Rarely uninfluenced by hard-core addictions, and suffering memory lapses, Cocker relocated to Los Angeles in 1973 and – when he could make it to the studio – continued to enjoy periodic chart success. By now completely incapable of writing his own songs, he remained such an idiosyncratic interpreter of other songwriters’ material that the omission was scarcely relevant.
Despite his “foetal” performance before the press in LA in early 1974, Cocker’s voice ensured that the curtain never quite came down on his career. The tumult in his life may even have helped, both in the increasingly ravaged grandeur of his singing and in attracting songwriters keen to benefit from such a uniquely rough-edged, wounded instrument. If his behaviour tested the patience of his record companies beyond endurance, a series of albums – I Can Stand A Little Rain (1974), Jamaica Say You Will (1975), Stingray (1976), Luxury You Can Afford (1978), Standing Tall (1981) – performed creditably, as did the singles culled from them.
And for all his troubles Cocker retained the affection of his industry. When he sang the Crusaders’ I’m So Glad I’m Still Standing Here Today – a song specifically written for him – at the 1982 Grammy Awards, he received a standing ovation and renewed record company interest. It proved a turning point. Up Where We Belong, his duet with Leonard Cohen’s long-time backing singer Jennifer Warnes, was propelled by the success of the Richard Gere/Debra Winger film An Officer and a Gentleman to become his first American No 1. It also won the Oscar for Best Film Song.
On the back of this success he filled large arenas in the US and Europe, especially Germany, where his popularity had never waned. He enjoyed a triumphant return to Sheffield almost 10 years to the day after his last drug-fuelled appearance there.
Joe Cocker at the London Palladium in 1987 (ITV/REX)
Attracting higher quality songwriters, such as Jeff Lyne and Bryan Adams, he enjoyed greater success. Civilised Man (1984), Cocker (1986), Unchain My Heart (1987), One Night Of Sin (1989), Night Calls (1992), Have a Little Faith (1994) and his last album, Fire It Up (2012), all achieved platinum sales.
He also recorded songs for movies, including You Can Leave Your Hat On for Adrian Lyne’s 9½ Weeks, in which he turned Randy Newman’s sly voyeurism into a tidal wave of restrained lust. The singer observed: “I suddenly made a lot of friends.
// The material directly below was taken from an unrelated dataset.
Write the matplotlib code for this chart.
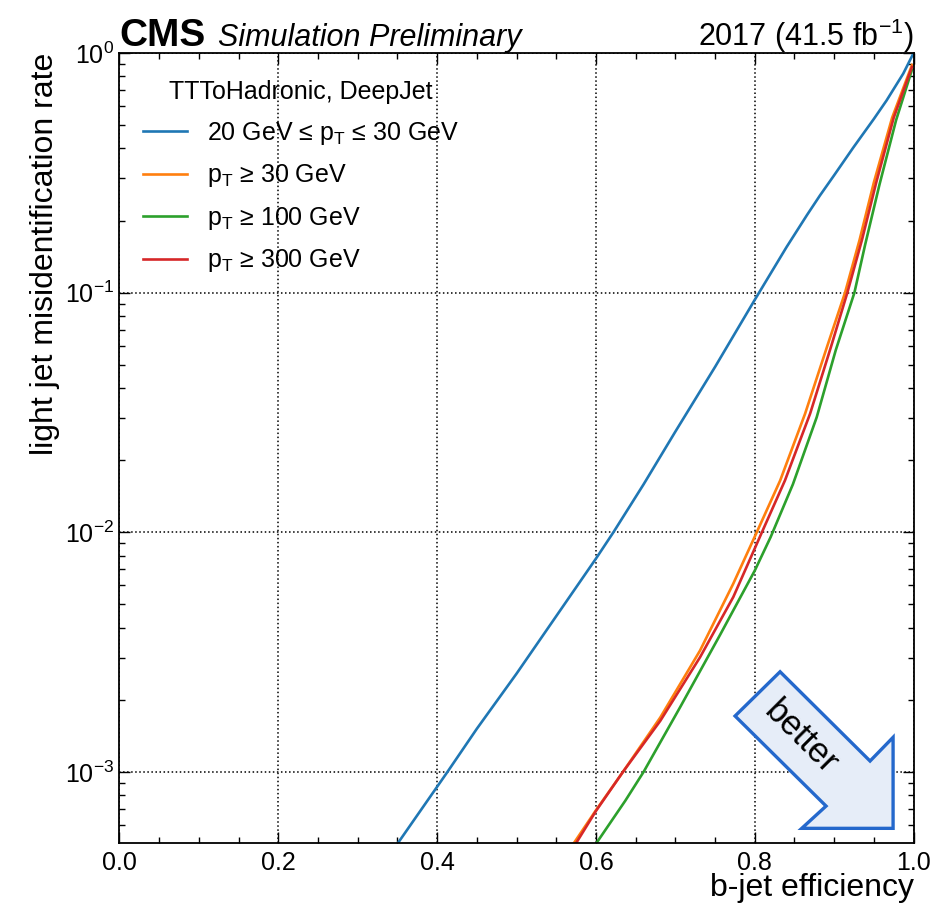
import numpy as np
import matplotlib
matplotlib.use("Agg")
import matplotlib.pyplot as plt
from matplotlib.patches import Polygon
from matplotlib.ticker import MultipleLocator, LogLocator, NullFormatter

plt.rcParams['font.family'] = ['Liberation Sans', 'DejaVu Sans']
plt.rcParams['mathtext.fontset'] = 'custom'
plt.rcParams['mathtext.rm'] = 'Liberation Sans'
plt.rcParams['mathtext.it'] = 'Liberation Sans:italic'
plt.rcParams['mathtext.bf'] = 'Liberation Sans:bold'
plt.rcParams['mathtext.default'] = 'regular'

# b-tag efficiency vs log10(light mistag rate), one curve per pT bin
eff_lowpt = [0.350, 0.413, 0.450, 0.500, 0.550, 0.600, 0.622, 0.660, 0.700,
             0.750, 0.800, 0.820, 0.840, 0.866, 0.882, 0.900, 0.924, 0.950,
             0.966, 0.987, 1.000]
lmis_lowpt = [-3.30, -3.00, -2.82, -2.59, -2.35, -2.11, -2.00, -1.80, -1.58,
              -1.31, -1.03, -0.92, -0.81, -0.675, -0.595, -0.51, -0.395, -0.275,
              -0.198, -0.086, 0.0]

eff_pt30 = [0.5716, 0.600, 0.634, 0.681, 0.731, 0.773, 0.8025, 0.832, 0.8634,
            0.891, 0.9137, 0.932, 0.950, 0.973, 0.998]
lmis_pt30 = [-3.30, -3.16, -3.00, -2.773, -2.494, -2.214, -2.00, -1.784, -1.505,
             -1.226, -1.00, -0.78, -0.54, -0.27, -0.05]

eff_pt100 = [0.600, 0.637, 0.660, 0.706, 0.756, 0.800, 0.820, 0.848, 0.878,
             0.902, 0.9255, 0.939, 0.957, 0.978, 0.998]
lmis_pt100 = [-3.30, -3.12, -3.00, -2.73, -2.43, -2.16, -2.02, -1.80, -1.52,
              -1.24, -1.00, -0.80, -0.55, -0.28, -0.07]

eff_pt300 = [0.5745, 0.600, 0.634, 0.681, 0.731, 0.773, 0.809, 0.838, 0.8697,
             0.896, 0.9166, 0.935, 0.953, 0.975, 0.998]
lmis_pt300 = [-3.30, -3.163, -3.00, -2.787, -2.522, -2.27, -2.00, -1.784, -1.505,
              -1.226, -1.00, -0.78, -0.54, -0.27, -0.058]

labels = ["20 GeV ≤ p$_\\mathrm{T}$ ≤ 30 GeV",
          "p$_\\mathrm{T}$ ≥ 30 GeV",
          "p$_\\mathrm{T}$ ≥ 100 GeV",
          "p$_\\mathrm{T}$ ≥ 300 GeV"]
colors = ["#1f77b4", "#ff7f0e", "#2ca02c", "#d62728"]

fig = plt.figure(figsize=(9.37, 9.06), dpi=100)
ax = fig.add_axes([0.1275, 0.0695, 0.8475, 0.872])

curves = [(eff_lowpt, lmis_lowpt), (eff_pt30, lmis_pt30),
          (eff_pt100, lmis_pt100), (eff_pt300, lmis_pt300)]
for (x, ly), c, lab in zip(curves, colors, labels):
    ax.plot(x, 10 ** np.array(ly), color=c, lw=1.9, label=lab,
            solid_joinstyle='round')

ax.set_yscale('log')
ax.set_xlim(0, 1)
ax.set_ylim(5.05e-4, 1)

ax.xaxis.set_major_locator(MultipleLocator(0.2))
ax.xaxis.set_minor_locator(MultipleLocator(0.05))
ax.yaxis.set_major_locator(LogLocator(base=10, numticks=10))
ax.yaxis.set_minor_locator(LogLocator(base=10, subs=np.arange(2, 10), numticks=20))
ax.yaxis.set_minor_formatter(NullFormatter())

ax.tick_params(which='both', direction='in', top=True, right=True, labelsize=18)
ax.tick_params(which='major', length=8, width=1)
ax.tick_params(which='minor', length=4.5, width=1)
ax.tick_params(axis='x', which='major', pad=6)
ax.tick_params(axis='y', which='major', pad=4)
for s in ax.spines.values():
    s.set_linewidth(1.3)

ax.grid(which='major', ls=':', color='black', lw=1.1)

ax.set_xlabel("b-jet efficiency", fontsize=23, loc='right')
ax.set_ylabel("light jet misidentification rate", fontsize=23, loc='top')
ax.xaxis.set_label_coords(1.0, -0.038)
ax.yaxis.set_label_coords(-0.075, 1.0)

leg = ax.legend(loc='upper left', bbox_to_anchor=(0.017, 0.978), frameon=False,
                fontsize=18, title="TTToHadronic, DeepJet", title_fontsize=18,
                handlelength=1.76, handletextpad=0.8, labelspacing=0.62,
                borderaxespad=0.0, borderpad=0.4)

# header
ax.text(0.0, 1.009, "CMS", transform=ax.transAxes, ha='left', va='baseline',
        fontsize=28, fontweight='bold')
ax.text(0.124, 1.009, "Simulation Preliminary", transform=ax.transAxes,
        ha='left', va='baseline', fontsize=22, style='italic')
ax.text(1.0, 1.009, "2017 (41.5 fb$^{-1}$)", transform=ax.transAxes,
        ha='right', va='baseline', fontsize=22)

# "better" arrow in the lower right corner
arrow_xy = [(0.8319, 0.2168), (0.9452, 0.1038), (0.9742, 0.1338),
            (0.9742, 0.0186), (0.8592, 0.0186), (0.8898, 0.0468),
            (0.7752, 0.1608)]
ax.add_patch(Polygon(arrow_xy, closed=True, transform=ax.transAxes,
                     facecolor='#e6edf8', edgecolor='#2468cc', lw=2.4,
                     joinstyle='miter', zorder=5))
ax.text(0.8575, 0.1335, "better", transform=ax.transAxes, rotation=-45,
        ha='center', va='center', fontsize=25, zorder=6,
        rotation_mode='anchor')

fig.savefig("out.png", dpi=100)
They kept coming over and wanting to see the director’s cut of Kim Basinger stripping for Mickey Rourke.”
Renewed success brought a relative harmony to the singer’s personal life. Supported by his new wife, Pam, whom he had met at Jane Fonda’s house while he was living in Santa Barbara, he rejected heroin, forsook spirits for beer and, after a long struggle, overcame his nicotine addiction. He rejoiced in less turbulent times and bought a ranch in Colorado that he rechristened the “Mad Dog Ranch”. There he raised animals, grew his own food, opened a café and indulged his passion for fly-fishing.
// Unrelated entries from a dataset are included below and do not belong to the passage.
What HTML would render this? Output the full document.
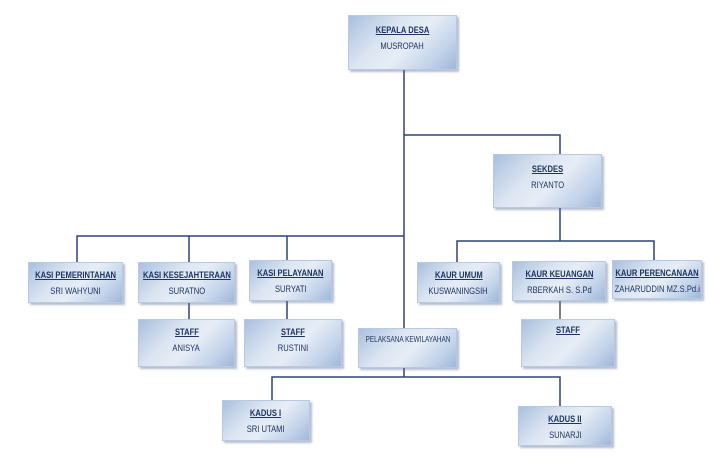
<!DOCTYPE html>
<html><head><meta charset="utf-8"><style>
html,body{margin:0;padding:0;background:#fff;}
body{width:710px;height:460px;position:relative;overflow:hidden;font-family:"Liberation Sans",sans-serif;}
.b{position:absolute;box-sizing:border-box;border:1px solid #b9c9e0;
background:linear-gradient(135deg,#a9bfdf 0%,#dbe5f2 35%,#e6edf6 55%,#c3d3ea 80%,#9fb7da 100%);
box-shadow:2px 2px 2px rgba(90,110,150,.45);color:#1f3560;text-align:center;font-size:9.5px;white-space:nowrap;}
.b div{margin-left:-30px;margin-right:-30px;}
.b span{display:inline-block;transform:scaleX(.8);}
.b .t{font-weight:bold;margin-top:7px;}
.b .t span{text-decoration:underline;}
.b .n{margin-top:5px;}
svg{position:absolute;left:0;top:0;}
</style></head><body>
<svg width="710" height="460">
<g stroke="#2f4374" stroke-width="1.5" fill="none">
<path d="M404 70 V328"/>
<path d="M404 135 H560 V154"/>
<path d="M560 208 V241"/>
<path d="M457 262 V241 H654 V260"/>
<path d="M560 301 V319" stroke="#555"/>
<path d="M77 262 V236 H404"/>
<path d="M189 236 V262"/>
<path d="M287 236 V260"/>
<path d="M189 303 V319"/>
<path d="M287 301 V319"/>
<path d="M404 368 V377"/>
<path d="M272 400 V377 H560 V406"/>
</g>
</svg>
<div class="b" style="left:348px;top:15px;width:109px;height:55px;"><div class="t" style="margin-top:9px"><span>KEPALA DESA</span></div><div class="n"><span>MUSROPAH</span></div></div>
<div class="b" style="left:493px;top:154px;width:109px;height:54px;"><div class="t" style="margin-top:9px"><span>SEKDES</span></div><div class="n"><span>RIYANTO</span></div></div>
<div class="b" style="left:28px;top:262px;width:95px;height:41px;"><div class="t"><span>KASI PEMERINTAHAN</span></div><div class="n"><span>SRI WAHYUNI</span></div></div>
<div class="b" style="left:138px;top:262px;width:97px;height:41px;"><div class="t"><span>KASI KESEJAHTERAAN</span></div><div class="n"><span>SURATNO</span></div></div>
<div class="b" style="left:249px;top:260px;width:83px;height:41px;"><div class="t"><span>KASI PELAYANAN</span></div><div class="n"><span>SURYATI</span></div></div>
<div class="b" style="left:138px;top:319px;width:97px;height:48px;"><div class="t"><span>STAFF</span></div><div class="n"><span>ANISYA</span></div></div>
<div class="b" style="left:244px;top:319px;width:98px;height:48px;"><div class="t"><span>STAFF</span></div><div class="n"><span>RUSTINI</span></div></div>
<div class="b" style="left:358px;top:328px;width:99px;height:40px;font-size:8px;"><div style="margin-top:6px"><span>PELAKSANA KEWILAYAHAN</span></div></div>
<div class="b" style="left:417px;top:262px;width:83px;height:41px;"><div class="t"><span>KAUR UMUM</span></div><div class="n"><span>KUSWANINGSIH</span></div></div>
<div class="b" style="left:512px;top:261px;width:94px;height:40px;"><div class="t"><span>KAUR KEUANGAN</span></div><div class="n"><span>RBERKAH S. S.Pd</span></div></div>
<div class="b" style="left:612px;top:260px;width:90px;height:39px;"><div class="t"><span>KAUR PERENCANAAN</span></div><div class="n"><span>ZAHARUDDIN MZ.S.Pd.i</span></div></div>
<div class="b" style="left:521px;top:319px;width:94px;height:48px;"><div class="t" style="margin-top:5px"><span>STAFF</span></div></div>
<div class="b" style="left:222px;top:400px;width:88px;height:41px;"><div class="t"><span>KADUS I</span></div><div class="n"><span>SRI UTAMI</span></div></div>
<div class="b" style="left:518px;top:406px;width:94px;height:40px;"><div class="t"><span>KADUS II</span></div><div class="n"><span>SUNARJI</span></div></div>
</body></html>
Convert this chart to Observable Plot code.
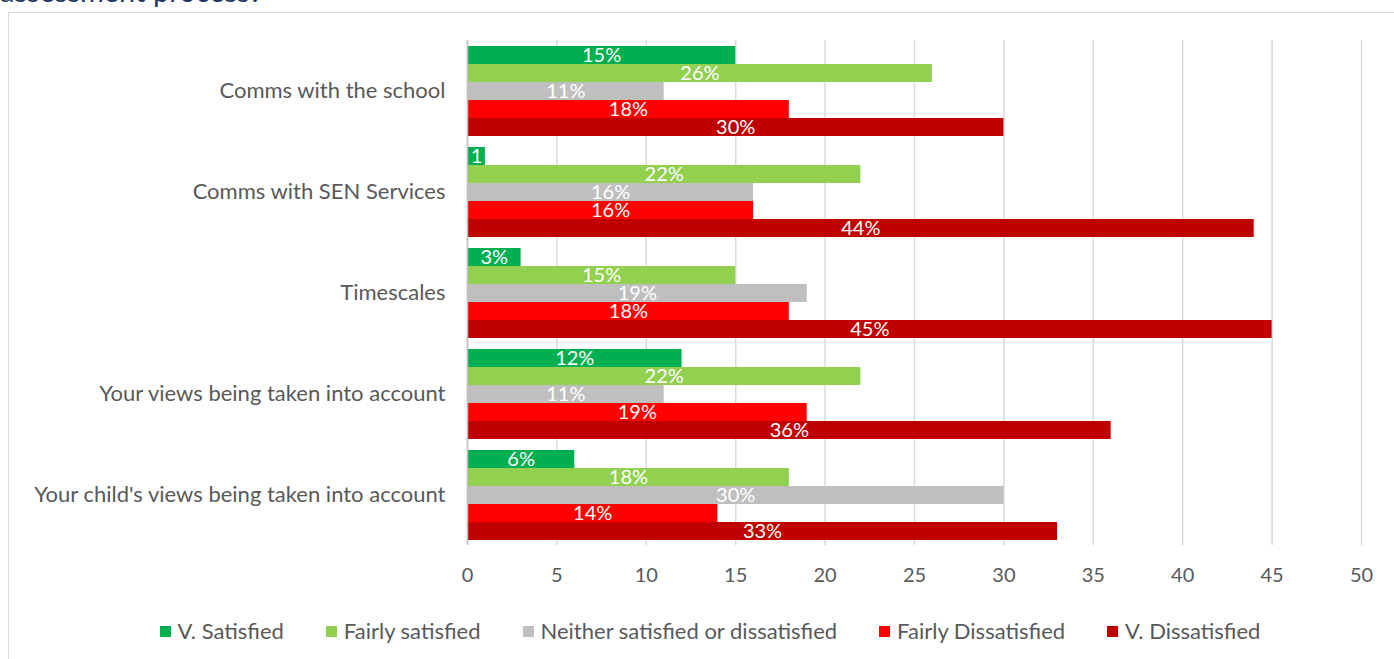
<!DOCTYPE html>
<html><head><meta charset="utf-8">
<script src="https://cdn.jsdelivr.net/npm/d3@7"></script>
<script src="https://cdn.jsdelivr.net/npm/@observablehq/plot@0.6"></script>
<style>
body{margin:0;background:#fff;font-family:Lato,"Open Sans",sans-serif;overflow:hidden}
#wrap{position:relative;width:1394px;height:659px;overflow:hidden}
#title{position:absolute;left:0;top:-24px;font-size:29px;color:#1f3864;line-height:1;white-space:nowrap}
#frame{position:absolute;left:8px;top:12px;width:1420px;height:700px;border:1.5px solid #d9d9d9;box-sizing:border-box}
#chart{position:absolute;left:0;top:0}
#legend{position:absolute;top:618px;left:0;width:1420px;display:flex;justify-content:center;gap:42px;font-size:22px;color:#595959;line-height:26px}
.item{display:flex;align-items:center;white-space:nowrap}
.sw{width:11px;height:11px;margin-right:7px}
g[aria-label="x-axis tick label"]{font-size:20px}
g[aria-label="fy-axis tick label"]{font-size:22px}
</style></head>
<body>
<div id="wrap">
  <div id="title">assessment process?</div>
  <div id="frame"></div>
  <div id="chart"></div>
  <div id="legend"></div>
</div>
<script>
const categories = ["Comms with the school","Comms with SEN Services","Timescales","Your views being taken into account","Your child's views being taken into account"];
const series = ["V. Satisfied","Fairly satisfied","Neither satisfied or dissatisfied","Fairly Dissatisfied","V. Dissatisfied"];
const colors = ["#00b050","#92d050","#bfbfbf","#ff0000","#c00000"];
const vSatisfied = [15,1,3,12,6];
const fairlySatisfied = [26,22,15,22,18];
const neither = [11,16,19,11,30];
const fairlyDissatisfied = [18,16,18,19,14];
const vDissatisfied = [30,44,45,36,33];
const vSatisfiedLabels = ["15%","1","3%","12%","6%"];
const fairlySatisfiedLabels = ["26%","22%","15%","22%","18%"];
const neitherLabels = ["11%","16%","19%","11%","30%"];
const fairlyDissatisfiedLabels = ["18%","16%","18%","19%","14%"];
const vDissatisfiedLabels = ["30%","44%","45%","36%","33%"];
const xTicks = [0,5,10,15,20,25,30,35,40,45,50];

const valueSets = [vSatisfied,fairlySatisfied,neither,fairlyDissatisfied,vDissatisfied];
const labelSets = [vSatisfiedLabels,fairlySatisfiedLabels,neitherLabels,fairlyDissatisfiedLabels,vDissatisfiedLabels];
const rows = [];
categories.forEach((c,i)=>series.forEach((s,j)=>rows.push({category:c,series:s,value:valueSets[j][i],label:labelSets[j][i]})));

const chart = Plot.plot({
  width:1394, height:600,
  marginLeft:467, marginRight:33, marginTop:40, marginBottom:55,
  style:{fontFamily:"Lato, 'Open Sans', sans-serif", fontSize:"21px", color:"#595959", background:"transparent", overflow:"visible"},
  x:{domain:[0,50], ticks:xTicks, tickSize:0, tickPadding:22, label:null},
  y:{domain:series, axis:null, paddingInner:0, paddingOuter:0.215},
  fy:{domain:categories, axis:"left", padding:0, tickSize:0, tickPadding:22, label:null},
  color:{domain:series, range:colors},
  marks:[
    Plot.ruleX(xTicks,{stroke:"#d9d9d9", strokeWidth:1.5}),
    Plot.barX(rows,{fy:"category", y:"series", x:"value", fill:"series"}),
    Plot.ruleX([0],{stroke:"#bfbfbf", strokeWidth:1.5}),
    Plot.text(rows,{fy:"category", y:"series", x:d=>d.value/2, text:"label", fill:"white", fontSize:20})
  ]
});
document.getElementById("chart").appendChild(chart);

const legend = document.getElementById("legend");
series.forEach((s,i)=>{
  const it=document.createElement("div");it.className="item";
  const sw=document.createElement("div");sw.className="sw";sw.style.background=colors[i];
  const t=document.createElement("span");t.textContent=s;
  it.appendChild(sw);it.appendChild(t);legend.appendChild(it);
});
</script>
</body></html>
By now bearded, balding and portly, the singer was one of the music industry’s most celebrated survivors and was accorded the appropriate respect. He released occasional albums of “new” material, regular “greatest hits” and “live” collections and even covered his own covers. Capable of filling Old Trafford, he also performed for the Prince’s Trust and the usual flotilla of charity fundraisers.
These included such occasions as Nelson Mandela’s 70th Birthday Concert, the Concert for Berlin after the dismantling of the Berlin Wall, the inauguration of President Bush and the Queen’s Golden Jubilee. But however civilised the setting, Cocker’s voice remained defiantly and magnificently un-housetrained, and his movements on stage as pained as ever.
He is survived by his wife Pam, whom he married in 1987, and by a stepdaughter. His brother, Victor, was chief executive of Severn Trent.